David's response is the hinge of the entire story. He didn't correct Mephibosheth's self-assessment. He didn't give him a pep talk. He didn't offer him a program or a one-time gift. He said this: 'Don't be afraid. I will show you kindness for the sake of your father Jonathan. I will restore to you all the land that belonged to your grandfather Saul, and you will always eat at my table.' Always. Not for a season. Not while you're useful. Always.

Then David did something even more specific. He gave Mephibosheth back his grandfather's land and assigned servants to work it. But the land wasn't the point. The point was the table. Mephibosheth didn't just get an inheritance. He got a permanent seat at the king's table. He ate there every day. He lived in Jerusalem. He was treated like one of David's own sons. And the text says he was lame in both feet — which means every single day, everyone at that table saw his brokenness and it didn't matter. He belonged anyway.

This wasn't charity. This wasn't a program. This was adoption. David brought a man with no claim into his house and gave him a place that couldn't be taken away. Mephibosheth went from Lo-debar — no pasture, nothing — to the king's table. From forgotten to family. And it wasn't because of anything he did. It was because of a covenant David made with Jonathan years before Mephibosheth was even born.

That's the shape of the gospel. Jesus doesn't offer us a program that ends when we turn 18. He offers us adoption into a family that has no expiration date. He doesn't say, 'I'll help you get on your feet and then you're on your own.' He says, 'You will always eat at my table.' Not because we earned it. Not because we're useful. Because of a covenant made before we were born.

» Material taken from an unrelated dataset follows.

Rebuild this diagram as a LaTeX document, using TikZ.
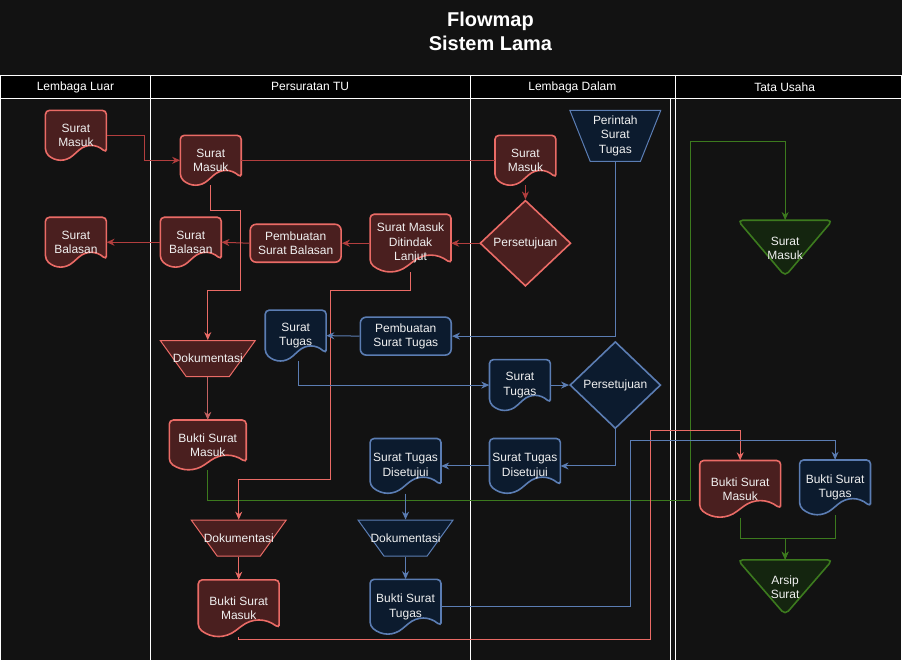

You will always eat at my table.

David to Mephibosheth · 2 Samuel 9:7

He took the punishment we deserved. He lived the life we couldn't live. He defeated death. And then He said, 'Now you're mine. Not for a season. Forever.'

Act

Practical ways to love this person well.

01

Show up with no agenda and no deadline

Before you say anything about Jesus, just be present. Sit with them. Ask about their day. Don't try to fix anything yet. Don't ask a lot of questions about their trauma or their plans. Just show up consistently. The most powerful thing you can do for someone aging out is prove that you're not on the system's timeline. You're not going anywhere when they turn 18.

02

Ask what they're actually worried about

Most people ask aging-out foster kids about their dreams or their plans. That's not where they live. They live in logistics. Where will I sleep? How will I eat? Can I finish school? What happens to my stuff? Ask them what they're actually worried about. Listen without trying to solve it all at once. Write it down if they'll let you. This shows them you're taking their reality seriously.

03

Offer something specific that lasts past 18

Don't make vague promises. Offer something concrete that extends past the deadline. 'I'll check in with you every week — not just now, but after you age out.' Or 'You can come over for dinner on Sundays. That doesn't stop when you turn 18.' The specificity matters. They've heard a lot of big promises that evaporated. Small, specific, long-term commitments are what they've never had.

04

Introduce them to adults who will stay

If you're a teenager, you can't be their entire support system. But you can connect them to adults in your life who understand what permanence means. Introduce them to your parents, your youth leader, someone at church who has margin. Say explicitly: 'This person isn't going anywhere. They're not paid to care about you. They just do.' Then make sure those adults follow through.

05

When you talk about Jesus, start with adoption

Don't lead with 'Jesus has a plan for your life.' That sounds like another system. Lead with adoption. Tell them about Mephibosheth. Tell them about the table that doesn't end. Say: 'Jesus doesn't age people out. He brings people in and He doesn't let go.' Then tell them what He did — the cross, the resurrection, the family that has no expiration date. Ask if that sounds like something they want. Let them sit with it. Don't rush them to a decision.

06

Do not disappear after the crisis passes

The biggest mistake you can make is helping them move, helping them get set up, and then fading. That confirms everything they already believe about relationships. The real test of your friendship is month three, month six, month twelve after they age out. That's when most people stop calling. If you said you'd stay, stay. If you can't commit long-term, don't promise it. Better to offer less and keep it than to offer everything and vanish.

Watch out

What not to do.

Do not treat them like a project. They've been a case file their entire life. They can smell it when someone is trying to fix them or collect a story. If you're only interested because their situation is dramatic, they will know. And they will shut down. Do not make promises you can't keep. They've been promised things by caseworkers, by placements, by mentors, by churches. Most of those promises didn't last. If you say you'll be there, you have to actually be there. If you're not sure you can commit long-term, say that. Honesty is better than another broken promise. And do not expect immediate transformation. The gospel is true and it changes everything. But your friend has spent years learning that all relationships are temporary. That belief doesn't evaporate after one conversation. Staying in this friendship past 18, past 19, past 21 — when nothing dramatic is happening and they're just trying to survive — that's the cost. That's also the proof. You're not showing up because they're a good story. You're showing up because they're family. And family doesn't have an expiration date.

Scripture
Put this in their hands

2 Samuel 9 · Ephesians 1:3–6

Second Samuel 9 shows them what adoption looks like in action. Ephesians 1 tells them why it happened — God chose to adopt us before the world began, and that decision doesn't change.